§ **Work to complete**
Transcribe all of the material exactly, except for its pictures.

§ **Recorded data**
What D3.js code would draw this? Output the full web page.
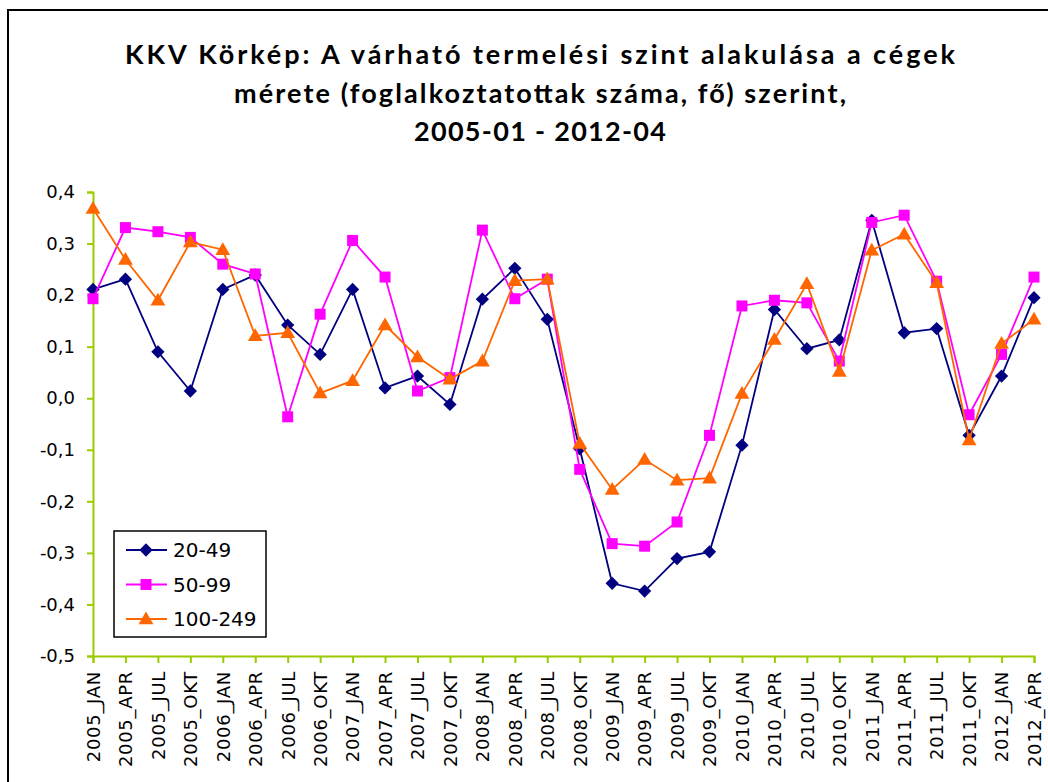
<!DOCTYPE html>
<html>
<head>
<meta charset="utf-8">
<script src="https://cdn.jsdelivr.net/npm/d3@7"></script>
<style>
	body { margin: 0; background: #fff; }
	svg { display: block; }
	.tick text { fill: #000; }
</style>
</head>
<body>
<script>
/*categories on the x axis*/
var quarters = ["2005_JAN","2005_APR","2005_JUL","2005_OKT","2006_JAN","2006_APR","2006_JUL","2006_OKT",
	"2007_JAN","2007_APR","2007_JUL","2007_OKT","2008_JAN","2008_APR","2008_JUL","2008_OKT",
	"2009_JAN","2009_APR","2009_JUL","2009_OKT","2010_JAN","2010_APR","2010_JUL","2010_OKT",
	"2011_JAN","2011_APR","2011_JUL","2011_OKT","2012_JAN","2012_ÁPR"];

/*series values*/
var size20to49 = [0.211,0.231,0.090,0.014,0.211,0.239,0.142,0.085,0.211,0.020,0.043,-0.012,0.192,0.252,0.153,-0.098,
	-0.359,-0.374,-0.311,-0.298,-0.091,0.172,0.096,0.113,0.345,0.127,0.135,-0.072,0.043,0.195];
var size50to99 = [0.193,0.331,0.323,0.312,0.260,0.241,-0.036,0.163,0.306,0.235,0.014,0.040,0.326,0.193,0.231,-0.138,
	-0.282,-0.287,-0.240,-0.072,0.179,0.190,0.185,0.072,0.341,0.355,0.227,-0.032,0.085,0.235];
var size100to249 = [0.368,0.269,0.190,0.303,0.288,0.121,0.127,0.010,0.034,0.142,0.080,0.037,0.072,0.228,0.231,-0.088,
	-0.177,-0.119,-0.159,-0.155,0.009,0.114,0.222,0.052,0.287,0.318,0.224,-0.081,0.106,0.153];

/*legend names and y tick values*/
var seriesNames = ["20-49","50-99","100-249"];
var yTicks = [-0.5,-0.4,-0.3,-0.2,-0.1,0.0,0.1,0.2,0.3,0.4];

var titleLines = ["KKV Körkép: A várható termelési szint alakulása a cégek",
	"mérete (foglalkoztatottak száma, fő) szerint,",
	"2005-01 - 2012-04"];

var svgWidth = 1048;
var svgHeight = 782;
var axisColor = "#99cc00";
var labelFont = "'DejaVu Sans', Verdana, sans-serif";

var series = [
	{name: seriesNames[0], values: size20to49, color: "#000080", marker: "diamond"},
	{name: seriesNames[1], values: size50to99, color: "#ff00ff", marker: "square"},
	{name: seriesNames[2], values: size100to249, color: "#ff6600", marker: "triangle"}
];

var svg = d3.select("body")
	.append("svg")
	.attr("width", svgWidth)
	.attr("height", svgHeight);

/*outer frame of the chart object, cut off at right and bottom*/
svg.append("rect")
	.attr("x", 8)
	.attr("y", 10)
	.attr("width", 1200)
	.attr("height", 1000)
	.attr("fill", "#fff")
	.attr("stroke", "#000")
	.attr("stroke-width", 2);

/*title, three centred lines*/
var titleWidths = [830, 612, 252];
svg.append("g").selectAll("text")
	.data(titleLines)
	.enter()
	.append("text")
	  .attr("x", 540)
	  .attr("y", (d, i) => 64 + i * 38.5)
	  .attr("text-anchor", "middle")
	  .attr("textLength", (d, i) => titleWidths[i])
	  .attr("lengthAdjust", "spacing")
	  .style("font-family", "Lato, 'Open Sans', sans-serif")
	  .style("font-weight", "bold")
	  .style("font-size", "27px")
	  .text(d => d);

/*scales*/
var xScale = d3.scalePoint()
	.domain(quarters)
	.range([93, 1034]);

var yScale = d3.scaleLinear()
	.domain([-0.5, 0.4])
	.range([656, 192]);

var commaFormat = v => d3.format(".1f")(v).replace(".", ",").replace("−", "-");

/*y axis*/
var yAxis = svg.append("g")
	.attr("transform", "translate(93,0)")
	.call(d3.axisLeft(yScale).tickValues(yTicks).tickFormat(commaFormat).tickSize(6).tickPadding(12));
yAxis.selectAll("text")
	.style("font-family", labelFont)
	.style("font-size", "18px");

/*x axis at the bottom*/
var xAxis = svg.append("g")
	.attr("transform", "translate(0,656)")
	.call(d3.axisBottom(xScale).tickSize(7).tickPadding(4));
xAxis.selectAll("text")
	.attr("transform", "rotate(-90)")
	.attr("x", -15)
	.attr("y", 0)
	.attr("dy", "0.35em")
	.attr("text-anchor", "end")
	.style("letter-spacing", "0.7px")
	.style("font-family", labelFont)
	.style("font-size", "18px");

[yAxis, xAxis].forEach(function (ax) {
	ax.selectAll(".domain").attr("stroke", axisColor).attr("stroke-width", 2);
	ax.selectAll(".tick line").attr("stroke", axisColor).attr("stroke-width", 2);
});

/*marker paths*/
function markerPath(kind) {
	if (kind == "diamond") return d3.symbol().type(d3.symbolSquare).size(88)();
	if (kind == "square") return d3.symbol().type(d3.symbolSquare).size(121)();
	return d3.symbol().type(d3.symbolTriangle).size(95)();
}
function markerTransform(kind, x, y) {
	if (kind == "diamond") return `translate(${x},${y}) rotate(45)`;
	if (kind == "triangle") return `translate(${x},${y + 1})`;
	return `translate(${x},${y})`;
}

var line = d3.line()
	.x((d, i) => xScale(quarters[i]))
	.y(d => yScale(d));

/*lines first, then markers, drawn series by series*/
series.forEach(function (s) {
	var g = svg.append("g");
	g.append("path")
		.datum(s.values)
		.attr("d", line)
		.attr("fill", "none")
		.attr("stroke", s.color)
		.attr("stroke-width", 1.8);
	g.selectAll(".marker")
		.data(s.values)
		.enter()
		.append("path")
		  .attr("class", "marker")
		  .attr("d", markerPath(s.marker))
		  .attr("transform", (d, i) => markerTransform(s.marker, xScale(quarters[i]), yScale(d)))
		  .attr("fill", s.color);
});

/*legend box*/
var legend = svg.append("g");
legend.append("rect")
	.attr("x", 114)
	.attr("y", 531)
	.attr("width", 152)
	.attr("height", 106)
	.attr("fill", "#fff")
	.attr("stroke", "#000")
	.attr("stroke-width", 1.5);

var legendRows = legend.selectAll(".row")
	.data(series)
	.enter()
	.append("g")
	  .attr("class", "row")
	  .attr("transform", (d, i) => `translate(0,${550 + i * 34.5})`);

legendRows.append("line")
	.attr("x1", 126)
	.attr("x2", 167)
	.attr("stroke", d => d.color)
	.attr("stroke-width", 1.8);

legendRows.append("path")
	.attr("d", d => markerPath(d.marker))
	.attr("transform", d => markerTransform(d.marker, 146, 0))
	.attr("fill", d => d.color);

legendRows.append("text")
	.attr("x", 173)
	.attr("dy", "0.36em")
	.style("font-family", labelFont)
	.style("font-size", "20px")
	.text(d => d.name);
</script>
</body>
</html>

§ **The result**
What D3.js code would draw this? Output the full web page.
<!DOCTYPE html>
<html>
<head>
<meta charset="utf-8">
<script src="https://cdn.jsdelivr.net/npm/d3@7"></script>
<style>
	body { margin: 0; background: #fff; }
	svg { display: block; }
	.tick text { fill: #000; }
</style>
</head>
<body>
<script>
/*categories on the x axis*/
var quarters = ["2005_JAN","2005_APR","2005_JUL","2005_OKT","2006_JAN","2006_APR","2006_JUL","2006_OKT",
	"2007_JAN","2007_APR","2007_JUL","2007_OKT","2008_JAN","2008_APR","2008_JUL","2008_OKT",
	"2009_JAN","2009_APR","2009_JUL","2009_OKT","2010_JAN","2010_APR","2010_JUL","2010_OKT",
	"2011_JAN","2011_APR","2011_JUL","2011_OKT","2012_JAN","2012_ÁPR"];

/*series values*/
var size20to49 = [0.211,0.231,0.090,0.014,0.211,0.239,0.142,0.085,0.211,0.020,0.043,-0.012,0.192,0.252,0.153,-0.098,
	-0.359,-0.374,-0.311,-0.298,-0.091,0.172,0.096,0.113,0.345,0.127,0.135,-0.072,0.043,0.195];
var size50to99 = [0.193,0.331,0.323,0.312,0.260,0.241,-0.036,0.163,0.306,0.235,0.014,0.040,0.326,0.193,0.231,-0.138,
	-0.282,-0.287,-0.240,-0.072,0.179,0.190,0.185,0.072,0.341,0.355,0.227,-0.032,0.085,0.235];
var size100to249 = [0.368,0.269,0.190,0.303,0.288,0.121,0.127,0.010,0.034,0.142,0.080,0.037,0.072,0.228,0.231,-0.088,
	-0.177,-0.119,-0.159,-0.155,0.009,0.114,0.222,0.052,0.287,0.318,0.224,-0.081,0.106,0.153];

/*legend names and y tick values*/
var seriesNames = ["20-49","50-99","100-249"];
var yTicks = [-0.5,-0.4,-0.3,-0.2,-0.1,0.0,0.1,0.2,0.3,0.4];

var titleLines = ["KKV Körkép: A várható termelési szint alakulása a cégek",
	"mérete (foglalkoztatottak száma, fő) szerint,",
	"2005-01 - 2012-04"];

var svgWidth = 1048;
var svgHeight = 782;
var axisColor = "#99cc00";
var labelFont = "'DejaVu Sans', Verdana, sans-serif";

var series = [
	{name: seriesNames[0], values: size20to49, color: "#000080", marker: "diamond"},
	{name: seriesNames[1], values: size50to99, color: "#ff00ff", marker: "square"},
	{name: seriesNames[2], values: size100to249, color: "#ff6600", marker: "triangle"}
];

var svg = d3.select("body")
	.append("svg")
	.attr("width", svgWidth)
	.attr("height", svgHeight);

/*outer frame of the chart object, cut off at right and bottom*/
svg.append("rect")
	.attr("x", 8)
	.attr("y", 10)
	.attr("width", 1200)
	.attr("height", 1000)
	.attr("fill", "#fff")
	.attr("stroke", "#000")
	.attr("stroke-width", 2);

/*title, three centred lines*/
var titleWidths = [830, 612, 252];
svg.append("g").selectAll("text")
	.data(titleLines)
	.enter()
	.append("text")
	  .attr("x", 540)
	  .attr("y", (d, i) => 64 + i * 38.5)
	  .attr("text-anchor", "middle")
	  .attr("textLength", (d, i) => titleWidths[i])
	  .attr("lengthAdjust", "spacing")
	  .style("font-family", "Lato, 'Open Sans', sans-serif")
	  .style("font-weight", "bold")
	  .style("font-size", "27px")
	  .text(d => d);

/*scales*/
var xScale = d3.scalePoint()
	.domain(quarters)
	.range([93, 1034]);

var yScale = d3.scaleLinear()
	.domain([-0.5, 0.4])
	.range([656, 192]);

var commaFormat = v => d3.format(".1f")(v).replace(".", ",").replace("−", "-");

/*y axis*/
var yAxis = svg.append("g")
	.attr("transform", "translate(93,0)")
	.call(d3.axisLeft(yScale).tickValues(yTicks).tickFormat(commaFormat).tickSize(6).tickPadding(12));
yAxis.selectAll("text")
	.style("font-family", labelFont)
	.style("font-size", "18px");

/*x axis at the bottom*/
var xAxis = svg.append("g")
	.attr("transform", "translate(0,656)")
	.call(d3.axisBottom(xScale).tickSize(7).tickPadding(4));
xAxis.selectAll("text")
	.attr("transform", "rotate(-90)")
	.attr("x", -15)
	.attr("y", 0)
	.attr("dy", "0.35em")
	.attr("text-anchor", "end")
	.style("letter-spacing", "0.7px")
	.style("font-family", labelFont)
	.style("font-size", "18px");

[yAxis, xAxis].forEach(function (ax) {
	ax.selectAll(".domain").attr("stroke", axisColor).attr("stroke-width", 2);
	ax.selectAll(".tick line").attr("stroke", axisColor).attr("stroke-width", 2);
});

/*marker paths*/
function markerPath(kind) {
	if (kind == "diamond") return d3.symbol().type(d3.symbolSquare).size(88)();
	if (kind == "square") return d3.symbol().type(d3.symbolSquare).size(121)();
	return d3.symbol().type(d3.symbolTriangle).size(95)();
}
function markerTransform(kind, x, y) {
	if (kind == "diamond") return `translate(${x},${y}) rotate(45)`;
	if (kind == "triangle") return `translate(${x},${y + 1})`;
	return `translate(${x},${y})`;
}

var line = d3.line()
	.x((d, i) => xScale(quarters[i]))
	.y(d => yScale(d));

/*lines first, then markers, drawn series by series*/
series.forEach(function (s) {
	var g = svg.append("g");
	g.append("path")
		.datum(s.values)
		.attr("d", line)
		.attr("fill", "none")
		.attr("stroke", s.color)
		.attr("stroke-width", 1.8);
	g.selectAll(".marker")
		.data(s.values)
		.enter()
		.append("path")
		  .attr("class", "marker")
		  .attr("d", markerPath(s.marker))
		  .attr("transform", (d, i) => markerTransform(s.marker, xScale(quarters[i]), yScale(d)))
		  .attr("fill", s.color);
});

/*legend box*/
var legend = svg.append("g");
legend.append("rect")
	.attr("x", 114)
	.attr("y", 531)
	.attr("width", 152)
	.attr("height", 106)
	.attr("fill", "#fff")
	.attr("stroke", "#000")
	.attr("stroke-width", 1.5);

var legendRows = legend.selectAll(".row")
	.data(series)
	.enter()
	.append("g")
	  .attr("class", "row")
	  .attr("transform", (d, i) => `translate(0,${550 + i * 34.5})`);

legendRows.append("line")
	.attr("x1", 126)
	.attr("x2", 167)
	.attr("stroke", d => d.color)
	.attr("stroke-width", 1.8);

legendRows.append("path")
	.attr("d", d => markerPath(d.marker))
	.attr("transform", d => markerTransform(d.marker, 146, 0))
	.attr("fill", d => d.color);

legendRows.append("text")
	.attr("x", 173)
	.attr("dy", "0.36em")
	.style("font-family", labelFont)
	.style("font-size", "20px")
	.text(d => d.name);
</script>
</body>
</html>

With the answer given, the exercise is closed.